I still remember the first time I told off a boy who had gotten on my nerves. I was in sixth grade. “Shut up, or I’ll castrate you and feed your balls to the pigs,” I snapped at the kid who’d lobbed one too many ching chong jokes my way. Suddenly afraid of the small Chinese girl before him, the kid backed away with his hands up. “You’re scary,” he mumbled.
It was lonely and often infuriating growing up Asian in a lily-white town. There were few people I could relate to, and I never saw myself in the books and animated shows I sought comfort in. So you can probably imagine my delight when I stumbled upon Lela Lee’s “Angry Little Asian Girl” comics while surfing the web one day. I was amazed.

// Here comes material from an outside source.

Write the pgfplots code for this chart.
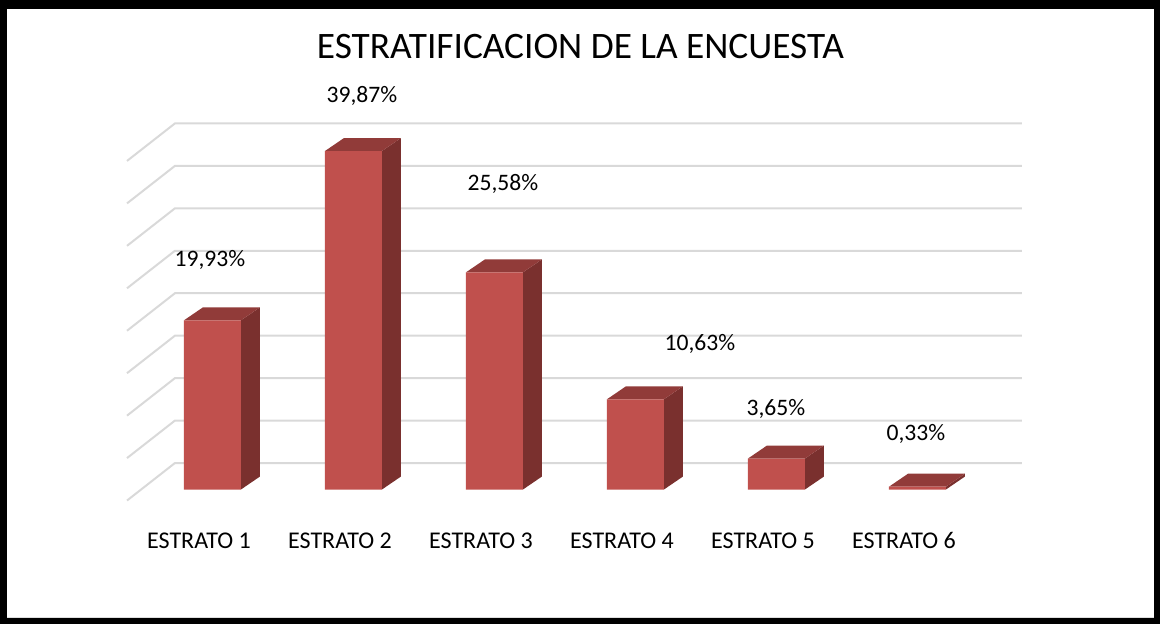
\documentclass[border=0pt]{standalone}
\usepackage{pgfplots}
\pgfplotsset{compat=1.18}
\usepackage{fontspec}
\setmainfont{Carlito}
\definecolor{barfront}{HTML}{C0504D}
\definecolor{bartop}{HTML}{913B39}
\definecolor{barside}{HTML}{7A302E}
\definecolor{gridc}{HTML}{D9D9D9}
\begin{document}
\begin{tikzpicture}[x=0.75pt,y=0.75pt]
\begin{axis}[
  x=105.75pt, y=6.3675pt,
  xmin=-0.606, xmax=5.741, ymin=-2, ymax=45,
  clip=false,
  axis line style={draw=none},
  major tick length=0pt,
  ytick=\empty,
  xtick={0,1,2,3,4,5},
  xticklabels={ESTRATO 1,ESTRATO 2,ESTRATO 3,ESTRATO 4,ESTRATO 5,ESTRATO 6},
  xticklabel style={anchor=base,yshift=-31.2pt,xshift=-10.1pt,font=\fontsize{18}{21}\selectfont},
]
\coordinate (O) at (axis cs:-0.606,-2);
% gridlines (left wall + back wall)
\addplot[gridc, line width=1.5pt, unbounded coords=jump, mark=none] coordinates {
(-0.606,-1.30) (-0.266,3.12) (5.741,3.12) (nan,nan)
(-0.606,3.70) (-0.266,8.12) (5.741,8.12) (nan,nan)
(-0.606,8.70) (-0.266,13.12) (5.741,13.12) (nan,nan)
(-0.606,13.70) (-0.266,18.12) (5.741,18.12) (nan,nan)
(-0.606,18.70) (-0.266,23.12) (5.741,23.12) (nan,nan)
(-0.606,23.70) (-0.266,28.12) (5.741,28.12) (nan,nan)
(-0.606,28.70) (-0.266,33.12) (5.741,33.12) (nan,nan)
(-0.606,33.70) (-0.266,38.12) (5.741,38.12) (nan,nan)
(-0.606,38.70) (-0.266,43.12) (5.741,43.12)
};
% side faces
\addplot[fill=barside,draw=none] coordinates {(0.202,0) (0.337,1.53) (0.337,21.46) (0.202,19.93)} -- cycle;
\addplot[fill=barside,draw=none] coordinates {(1.202,0) (1.337,1.53) (1.337,41.40) (1.202,39.87)} -- cycle;
\addplot[fill=barside,draw=none] coordinates {(2.202,0) (2.337,1.53) (2.337,27.11) (2.202,25.58)} -- cycle;
\addplot[fill=barside,draw=none] coordinates {(3.202,0) (3.337,1.53) (3.337,12.16) (3.202,10.63)} -- cycle;
\addplot[fill=barside,draw=none] coordinates {(4.202,0) (4.337,1.53) (4.337,5.18) (4.202,3.65)} -- cycle;
\addplot[fill=barside,draw=none] coordinates {(5.202,0) (5.337,1.53) (5.337,1.86) (5.202,0.33)} -- cycle;
% top faces
\addplot[fill=bartop,draw=none] coordinates {(-0.202,19.93) (0.202,19.93) (0.337,21.46) (-0.067,21.46)} -- cycle;
\addplot[fill=bartop,draw=none] coordinates {(0.798,39.87) (1.202,39.87) (1.337,41.40) (0.933,41.40)} -- cycle;
\addplot[fill=bartop,draw=none] coordinates {(1.798,25.58) (2.202,25.58) (2.337,27.11) (1.933,27.11)} -- cycle;
\addplot[fill=bartop,draw=none] coordinates {(2.798,10.63) (3.202,10.63) (3.337,12.16) (2.933,12.16)} -- cycle;
\addplot[fill=bartop,draw=none] coordinates {(3.798,3.65) (4.202,3.65) (4.337,5.18) (3.933,5.18)} -- cycle;
\addplot[fill=bartop,draw=none] coordinates {(4.798,0.33) (5.202,0.33) (5.337,1.86) (4.933,1.86)} -- cycle;
% front faces
\addplot[ybar, bar width=0.404, bar shift=0pt, fill=barfront, draw=none] coordinates {
(0,19.93) (1,39.87) (2,25.58) (3,10.63) (4,3.65) (5,0.33)};
% data labels
\addplot[draw=none, mark=none, nodes near coords, point meta=explicit symbolic,
  every node near coord/.append style={anchor=base, inner sep=0pt, font=\fontsize{17.7}{21}\selectfont, text=black}]
  table[meta=lab] {
x y lab
-0.018 26.21 19,93\%
1.060 45.58 39,87\%
2.060 35.22 25,58\%
3.457 16.37 10,63\%
3.996 8.72 3,65\%
4.989 5.83 0,33\%
};
\end{axis}
\begin{scope}[shift={(O)}]
\fill[black,even odd rule] (-127,-117.5) rectangle (1033,506.5) (-120,-111.5) rectangle (1027,497.5);
\node[anchor=base,font=\fontsize{28}{33}\selectfont,inner sep=0pt] at (453.5,448.2) {ESTRATIFICACION DE LA ENCUESTA};
\end{scope}
\end{tikzpicture}
\end{document}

Here was a girl who embodied the “Otherness” of Emily the Strange and the biting tone of the rabbit from It’s Happy Bunny — and she was Asian, with a tough-love mom and racist classmates to boot. The perpetually scowling, unabashedly angry Kim said everything 12-year-old Susan was usually too afraid to say aloud.
Anger was what fueled Lee to create Angry Little Asian Girl when she was a sophomore at UC Berkeley in 1994. At the time, Lee had enrolled in classes on gender, sociology and Asian American history and was beginning to understand the way society regarded and treated Asian women. “When I went to college, I realized that not only was I supposed to be obedient but I also had to face the double standards of being female and of being an ‘Other,’” Lee tells me now 24 years later. “I felt like it was really unfair to be inheriting all this responsibility and the expectations of a world that was stacked against me, that wouldn’t listen to me, that wouldn’t take my opinions seriously.”
She channeled her frustrations into a cartoon short she wrote, illustrated, produced and narrated. In it, a teacher asks the titular character where she learned to speak English so well. In response, the little girl erupts into an unexpected fit of rage: “I was born here, you stupid dipshit! Don’t you know anything about immigration? Read some real history books, you stupid ignoramus!” It’s hilarious and highly relatable, yet it almost never saw the light of day. After recording the short onto VHS, Lee tucked it away, too afraid to show it to any of her friends until a few years later.
“There is this self-policing that happens with girls who are raised to be polite and obedient. … I just thought that I would be put in my place for expressing myself,” Lee explains. But with some encouragement from her friends, Lee eventually began self-publishing a weekly comic and selling merchandise like T-shirts and bags centered on foul-mouthed Kim and her friends, later rebranding the franchise to Angry Little Girls. It became a hit, resonating with women of all ages and ethnicities, many of whom told Lee that her drawings made them feel less alone. “I get really amazing messages where they say that it validated their experience,” says Lee. “What they don’t get is that it also validated my experience.”